Below, find the line containing "Emit a Python" and the line containing "ANN = ['Open Sans', 'DejaVu Sans']"; reproduce exactly those two and every line between them, omitting pictures.

Given entries:
☆ ☆ ☆
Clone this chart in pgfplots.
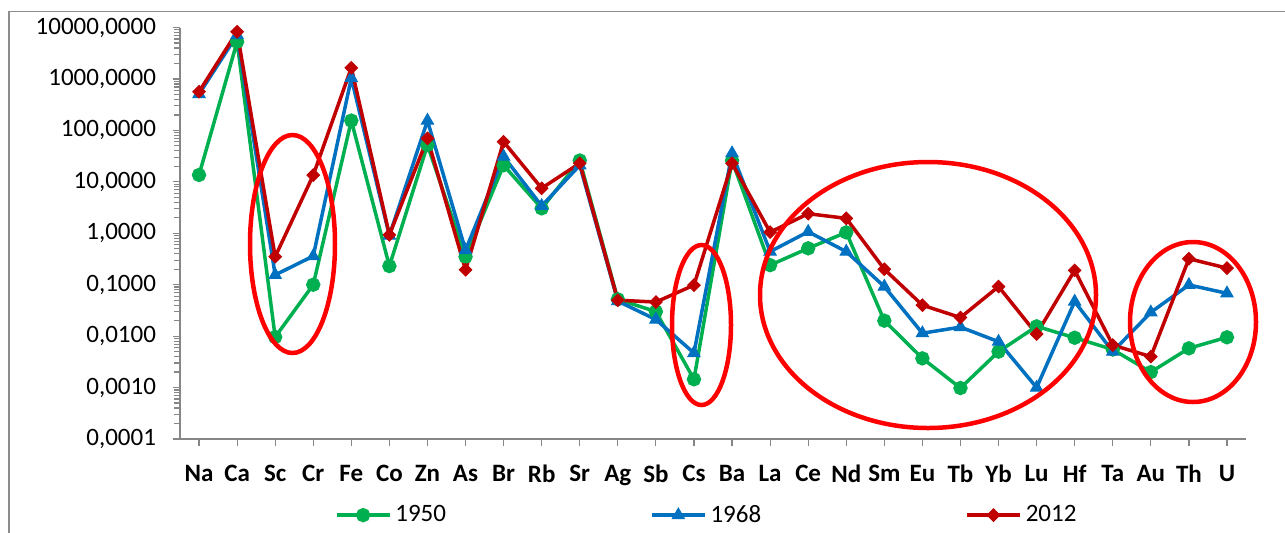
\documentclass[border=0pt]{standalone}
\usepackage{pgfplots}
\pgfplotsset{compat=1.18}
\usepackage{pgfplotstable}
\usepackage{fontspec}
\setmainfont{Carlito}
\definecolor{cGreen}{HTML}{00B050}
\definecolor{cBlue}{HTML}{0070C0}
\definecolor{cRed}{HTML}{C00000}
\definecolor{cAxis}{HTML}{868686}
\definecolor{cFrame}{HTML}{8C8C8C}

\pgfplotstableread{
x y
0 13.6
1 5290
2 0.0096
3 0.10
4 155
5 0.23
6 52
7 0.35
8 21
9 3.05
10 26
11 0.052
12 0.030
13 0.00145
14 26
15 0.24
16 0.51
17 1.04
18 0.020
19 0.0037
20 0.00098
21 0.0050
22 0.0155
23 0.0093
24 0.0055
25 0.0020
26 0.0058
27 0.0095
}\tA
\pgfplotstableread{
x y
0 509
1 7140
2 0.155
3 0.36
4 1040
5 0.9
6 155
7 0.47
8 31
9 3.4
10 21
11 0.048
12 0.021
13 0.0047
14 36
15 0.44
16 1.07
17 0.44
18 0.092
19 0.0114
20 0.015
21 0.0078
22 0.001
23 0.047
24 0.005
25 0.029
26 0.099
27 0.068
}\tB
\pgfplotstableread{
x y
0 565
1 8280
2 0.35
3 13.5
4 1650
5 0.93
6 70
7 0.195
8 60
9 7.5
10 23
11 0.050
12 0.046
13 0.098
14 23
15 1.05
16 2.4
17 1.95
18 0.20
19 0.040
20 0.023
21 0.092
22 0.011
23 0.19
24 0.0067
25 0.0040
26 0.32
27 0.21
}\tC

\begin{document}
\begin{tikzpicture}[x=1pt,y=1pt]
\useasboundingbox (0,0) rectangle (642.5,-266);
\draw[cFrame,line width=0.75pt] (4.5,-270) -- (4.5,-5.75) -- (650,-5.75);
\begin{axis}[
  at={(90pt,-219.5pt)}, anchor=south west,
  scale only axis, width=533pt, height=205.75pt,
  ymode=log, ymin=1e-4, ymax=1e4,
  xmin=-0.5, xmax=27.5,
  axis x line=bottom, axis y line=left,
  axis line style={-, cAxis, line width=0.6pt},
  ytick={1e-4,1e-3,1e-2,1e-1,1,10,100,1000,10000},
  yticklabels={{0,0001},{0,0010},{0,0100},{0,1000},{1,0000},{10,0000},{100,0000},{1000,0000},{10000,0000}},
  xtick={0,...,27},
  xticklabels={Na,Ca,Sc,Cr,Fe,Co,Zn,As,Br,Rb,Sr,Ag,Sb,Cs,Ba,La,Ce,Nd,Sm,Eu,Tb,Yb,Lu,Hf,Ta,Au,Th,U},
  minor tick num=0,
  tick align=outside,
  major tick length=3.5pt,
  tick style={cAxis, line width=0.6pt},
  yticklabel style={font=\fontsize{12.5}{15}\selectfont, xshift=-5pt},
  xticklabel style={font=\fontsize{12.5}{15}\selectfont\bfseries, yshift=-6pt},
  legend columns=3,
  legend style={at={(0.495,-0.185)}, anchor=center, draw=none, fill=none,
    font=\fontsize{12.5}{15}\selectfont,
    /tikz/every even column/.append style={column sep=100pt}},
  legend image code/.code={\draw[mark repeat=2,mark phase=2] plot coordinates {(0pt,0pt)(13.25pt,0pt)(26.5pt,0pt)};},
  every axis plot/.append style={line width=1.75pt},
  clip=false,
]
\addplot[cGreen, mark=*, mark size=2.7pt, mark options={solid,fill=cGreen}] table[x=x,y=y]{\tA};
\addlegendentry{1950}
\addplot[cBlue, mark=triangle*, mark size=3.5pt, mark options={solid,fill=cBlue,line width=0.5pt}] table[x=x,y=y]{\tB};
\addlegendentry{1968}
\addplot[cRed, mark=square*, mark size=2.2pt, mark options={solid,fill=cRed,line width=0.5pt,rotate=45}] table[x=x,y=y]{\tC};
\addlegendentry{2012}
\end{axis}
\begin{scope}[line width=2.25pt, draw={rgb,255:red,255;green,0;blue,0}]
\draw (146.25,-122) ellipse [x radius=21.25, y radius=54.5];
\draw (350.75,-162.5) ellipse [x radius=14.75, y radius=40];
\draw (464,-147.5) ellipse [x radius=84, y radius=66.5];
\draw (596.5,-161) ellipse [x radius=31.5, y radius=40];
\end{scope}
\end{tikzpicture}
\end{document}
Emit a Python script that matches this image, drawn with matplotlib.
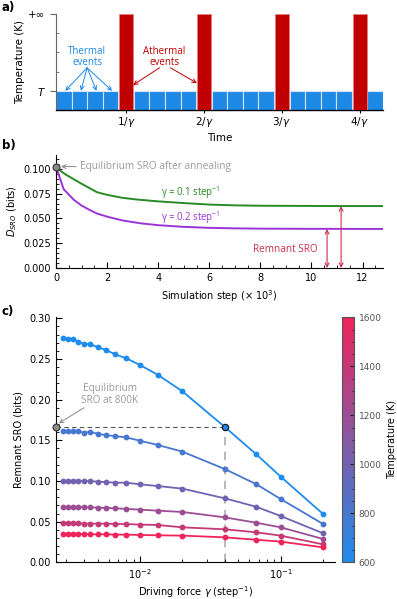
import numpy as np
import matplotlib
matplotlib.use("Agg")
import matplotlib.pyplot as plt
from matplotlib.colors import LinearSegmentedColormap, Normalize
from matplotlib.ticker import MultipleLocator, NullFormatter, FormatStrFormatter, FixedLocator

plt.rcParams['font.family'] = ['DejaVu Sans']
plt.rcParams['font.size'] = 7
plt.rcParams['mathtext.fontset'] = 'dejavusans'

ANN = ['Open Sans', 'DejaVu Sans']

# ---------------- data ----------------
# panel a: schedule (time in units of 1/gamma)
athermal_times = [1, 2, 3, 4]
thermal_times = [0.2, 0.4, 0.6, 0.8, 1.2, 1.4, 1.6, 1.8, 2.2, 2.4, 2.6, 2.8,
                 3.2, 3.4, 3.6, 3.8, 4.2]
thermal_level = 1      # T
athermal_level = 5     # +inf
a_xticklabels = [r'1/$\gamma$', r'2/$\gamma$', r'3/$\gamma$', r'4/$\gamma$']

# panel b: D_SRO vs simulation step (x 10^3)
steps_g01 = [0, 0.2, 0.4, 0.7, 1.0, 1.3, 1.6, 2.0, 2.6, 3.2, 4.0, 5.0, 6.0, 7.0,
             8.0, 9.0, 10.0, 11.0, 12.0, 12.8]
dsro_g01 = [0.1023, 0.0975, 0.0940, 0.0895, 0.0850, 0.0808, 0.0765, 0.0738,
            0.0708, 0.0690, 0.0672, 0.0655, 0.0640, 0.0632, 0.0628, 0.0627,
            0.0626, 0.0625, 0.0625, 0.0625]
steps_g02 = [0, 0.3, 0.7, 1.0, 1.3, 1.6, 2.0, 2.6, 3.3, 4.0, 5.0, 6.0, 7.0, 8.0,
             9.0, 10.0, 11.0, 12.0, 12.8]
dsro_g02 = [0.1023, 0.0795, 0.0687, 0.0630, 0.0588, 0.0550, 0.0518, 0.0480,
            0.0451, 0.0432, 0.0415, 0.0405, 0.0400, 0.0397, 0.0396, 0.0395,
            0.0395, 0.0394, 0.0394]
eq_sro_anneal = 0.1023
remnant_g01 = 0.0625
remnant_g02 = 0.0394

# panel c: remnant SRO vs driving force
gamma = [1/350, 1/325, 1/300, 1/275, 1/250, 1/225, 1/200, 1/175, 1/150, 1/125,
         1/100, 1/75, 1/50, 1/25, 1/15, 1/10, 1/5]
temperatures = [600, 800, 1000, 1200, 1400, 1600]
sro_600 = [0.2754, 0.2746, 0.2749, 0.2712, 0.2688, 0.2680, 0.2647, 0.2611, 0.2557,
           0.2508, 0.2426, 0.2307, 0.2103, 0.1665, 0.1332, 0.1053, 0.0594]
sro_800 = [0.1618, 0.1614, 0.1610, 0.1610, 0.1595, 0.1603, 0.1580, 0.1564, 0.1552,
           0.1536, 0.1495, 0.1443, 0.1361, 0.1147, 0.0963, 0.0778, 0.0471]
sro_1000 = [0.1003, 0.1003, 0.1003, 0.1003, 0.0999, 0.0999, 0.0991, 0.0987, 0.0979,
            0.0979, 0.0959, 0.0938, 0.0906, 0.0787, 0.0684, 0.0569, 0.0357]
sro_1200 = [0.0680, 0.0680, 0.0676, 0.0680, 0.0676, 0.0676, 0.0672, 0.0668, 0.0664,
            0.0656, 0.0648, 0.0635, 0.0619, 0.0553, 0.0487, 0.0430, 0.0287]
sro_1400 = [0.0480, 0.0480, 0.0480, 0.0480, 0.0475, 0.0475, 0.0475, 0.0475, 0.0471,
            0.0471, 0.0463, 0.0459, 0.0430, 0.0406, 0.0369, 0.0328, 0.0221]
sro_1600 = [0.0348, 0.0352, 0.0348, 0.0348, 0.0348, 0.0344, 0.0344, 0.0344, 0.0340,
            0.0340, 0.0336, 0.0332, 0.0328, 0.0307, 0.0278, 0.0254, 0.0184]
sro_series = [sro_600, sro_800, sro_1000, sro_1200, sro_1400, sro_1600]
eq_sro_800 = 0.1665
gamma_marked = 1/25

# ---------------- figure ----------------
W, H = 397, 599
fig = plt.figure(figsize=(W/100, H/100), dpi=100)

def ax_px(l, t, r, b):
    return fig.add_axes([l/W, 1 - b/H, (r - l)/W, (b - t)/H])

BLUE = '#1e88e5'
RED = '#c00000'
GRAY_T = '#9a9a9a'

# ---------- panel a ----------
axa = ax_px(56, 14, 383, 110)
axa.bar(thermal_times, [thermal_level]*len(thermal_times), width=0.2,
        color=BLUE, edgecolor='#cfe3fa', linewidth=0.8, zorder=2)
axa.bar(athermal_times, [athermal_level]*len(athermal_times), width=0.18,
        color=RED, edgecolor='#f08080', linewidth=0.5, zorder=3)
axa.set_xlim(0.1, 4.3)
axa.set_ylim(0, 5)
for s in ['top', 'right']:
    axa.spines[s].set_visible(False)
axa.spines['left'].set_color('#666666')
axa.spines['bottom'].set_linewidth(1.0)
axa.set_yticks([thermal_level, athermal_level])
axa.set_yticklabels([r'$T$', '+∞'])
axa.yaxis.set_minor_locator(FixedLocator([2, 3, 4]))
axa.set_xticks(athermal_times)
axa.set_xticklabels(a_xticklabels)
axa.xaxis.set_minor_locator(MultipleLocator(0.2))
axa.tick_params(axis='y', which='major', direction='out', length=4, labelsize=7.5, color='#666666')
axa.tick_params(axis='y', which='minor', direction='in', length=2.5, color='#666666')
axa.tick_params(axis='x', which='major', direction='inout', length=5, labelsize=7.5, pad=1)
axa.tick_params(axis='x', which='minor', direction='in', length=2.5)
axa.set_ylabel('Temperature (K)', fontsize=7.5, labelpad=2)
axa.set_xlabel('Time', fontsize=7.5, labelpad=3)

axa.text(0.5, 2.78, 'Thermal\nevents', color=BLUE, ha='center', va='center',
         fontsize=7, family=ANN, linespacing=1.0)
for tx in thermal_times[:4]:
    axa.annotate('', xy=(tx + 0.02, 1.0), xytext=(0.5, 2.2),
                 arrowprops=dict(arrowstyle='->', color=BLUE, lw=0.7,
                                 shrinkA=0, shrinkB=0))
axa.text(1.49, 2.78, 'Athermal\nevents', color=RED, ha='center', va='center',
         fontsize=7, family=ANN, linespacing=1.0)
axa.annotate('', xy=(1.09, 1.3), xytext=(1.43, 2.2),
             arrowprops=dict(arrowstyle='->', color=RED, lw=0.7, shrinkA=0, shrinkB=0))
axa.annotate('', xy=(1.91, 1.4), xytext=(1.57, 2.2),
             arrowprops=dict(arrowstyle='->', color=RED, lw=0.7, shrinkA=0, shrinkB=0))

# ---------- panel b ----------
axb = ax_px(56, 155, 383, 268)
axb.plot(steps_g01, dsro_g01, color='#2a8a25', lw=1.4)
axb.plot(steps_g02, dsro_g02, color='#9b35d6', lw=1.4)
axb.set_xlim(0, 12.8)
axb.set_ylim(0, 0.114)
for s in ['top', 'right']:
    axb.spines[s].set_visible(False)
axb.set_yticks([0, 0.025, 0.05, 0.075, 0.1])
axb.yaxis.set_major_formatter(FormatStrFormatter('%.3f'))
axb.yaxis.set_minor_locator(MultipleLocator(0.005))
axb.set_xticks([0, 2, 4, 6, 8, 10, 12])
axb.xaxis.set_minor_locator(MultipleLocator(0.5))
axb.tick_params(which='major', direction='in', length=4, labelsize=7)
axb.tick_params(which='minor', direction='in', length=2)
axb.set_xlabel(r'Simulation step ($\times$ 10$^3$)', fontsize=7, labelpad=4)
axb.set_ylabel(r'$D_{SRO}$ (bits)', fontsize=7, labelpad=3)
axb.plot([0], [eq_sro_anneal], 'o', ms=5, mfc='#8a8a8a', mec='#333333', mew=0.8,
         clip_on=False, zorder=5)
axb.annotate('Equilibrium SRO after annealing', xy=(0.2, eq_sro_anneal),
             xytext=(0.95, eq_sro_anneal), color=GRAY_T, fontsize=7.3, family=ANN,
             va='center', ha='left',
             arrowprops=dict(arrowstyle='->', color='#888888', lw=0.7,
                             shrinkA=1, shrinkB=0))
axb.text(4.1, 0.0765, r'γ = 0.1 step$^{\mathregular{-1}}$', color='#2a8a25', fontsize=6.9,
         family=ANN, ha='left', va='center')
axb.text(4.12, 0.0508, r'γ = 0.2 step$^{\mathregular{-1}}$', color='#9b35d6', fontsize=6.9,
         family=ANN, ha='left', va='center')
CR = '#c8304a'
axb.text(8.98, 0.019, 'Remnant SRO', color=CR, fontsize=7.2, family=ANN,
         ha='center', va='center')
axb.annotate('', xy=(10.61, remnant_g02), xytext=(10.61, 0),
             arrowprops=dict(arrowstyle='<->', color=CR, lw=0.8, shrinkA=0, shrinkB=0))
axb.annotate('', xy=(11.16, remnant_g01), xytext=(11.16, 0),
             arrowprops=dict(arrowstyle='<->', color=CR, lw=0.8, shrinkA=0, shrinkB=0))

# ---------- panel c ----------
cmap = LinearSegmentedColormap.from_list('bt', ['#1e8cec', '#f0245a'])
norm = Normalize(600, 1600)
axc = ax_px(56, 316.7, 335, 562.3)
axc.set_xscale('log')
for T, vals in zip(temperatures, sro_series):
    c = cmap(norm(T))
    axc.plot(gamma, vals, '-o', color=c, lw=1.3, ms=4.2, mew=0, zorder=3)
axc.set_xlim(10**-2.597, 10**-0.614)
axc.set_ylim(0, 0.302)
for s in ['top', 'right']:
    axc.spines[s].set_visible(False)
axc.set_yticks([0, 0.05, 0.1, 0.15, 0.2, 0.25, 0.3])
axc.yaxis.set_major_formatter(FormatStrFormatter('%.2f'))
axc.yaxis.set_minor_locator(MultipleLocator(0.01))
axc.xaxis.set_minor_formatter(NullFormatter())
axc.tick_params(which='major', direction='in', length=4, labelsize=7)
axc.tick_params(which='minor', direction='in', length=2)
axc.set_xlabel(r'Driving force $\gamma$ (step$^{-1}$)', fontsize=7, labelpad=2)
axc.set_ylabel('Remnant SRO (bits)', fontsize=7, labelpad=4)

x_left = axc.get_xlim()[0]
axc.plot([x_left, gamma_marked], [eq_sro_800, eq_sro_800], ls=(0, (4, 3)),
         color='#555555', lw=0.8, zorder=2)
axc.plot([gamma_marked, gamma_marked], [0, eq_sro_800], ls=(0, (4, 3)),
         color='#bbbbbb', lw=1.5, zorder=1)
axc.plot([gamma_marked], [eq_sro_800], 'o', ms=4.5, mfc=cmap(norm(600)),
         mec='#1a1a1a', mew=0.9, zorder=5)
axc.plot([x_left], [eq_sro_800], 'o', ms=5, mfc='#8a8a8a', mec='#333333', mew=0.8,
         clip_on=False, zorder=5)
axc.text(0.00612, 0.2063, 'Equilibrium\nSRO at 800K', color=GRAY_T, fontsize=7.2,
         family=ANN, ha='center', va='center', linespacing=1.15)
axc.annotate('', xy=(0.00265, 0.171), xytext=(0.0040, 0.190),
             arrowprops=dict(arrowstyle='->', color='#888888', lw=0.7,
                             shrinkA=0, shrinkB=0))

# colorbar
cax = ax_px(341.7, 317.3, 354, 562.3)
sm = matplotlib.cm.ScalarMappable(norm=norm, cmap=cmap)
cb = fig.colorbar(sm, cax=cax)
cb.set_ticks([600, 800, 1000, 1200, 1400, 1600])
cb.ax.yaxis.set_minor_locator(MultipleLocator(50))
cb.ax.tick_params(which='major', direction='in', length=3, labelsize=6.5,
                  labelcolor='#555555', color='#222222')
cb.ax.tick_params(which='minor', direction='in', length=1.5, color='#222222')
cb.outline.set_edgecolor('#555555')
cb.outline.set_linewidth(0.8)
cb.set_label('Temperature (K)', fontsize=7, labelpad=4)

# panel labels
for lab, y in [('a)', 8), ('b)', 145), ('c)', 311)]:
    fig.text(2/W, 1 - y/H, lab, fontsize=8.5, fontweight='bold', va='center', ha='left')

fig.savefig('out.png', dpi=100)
☆ ☆ ☆
The reply:
Emit a Python script that matches this image, drawn with matplotlib.
import numpy as np
import matplotlib
matplotlib.use("Agg")
import matplotlib.pyplot as plt
from matplotlib.colors import LinearSegmentedColormap, Normalize
from matplotlib.ticker import MultipleLocator, NullFormatter, FormatStrFormatter, FixedLocator

plt.rcParams['font.family'] = ['DejaVu Sans']
plt.rcParams['font.size'] = 7
plt.rcParams['mathtext.fontset'] = 'dejavusans'

ANN = ['Open Sans', 'DejaVu Sans']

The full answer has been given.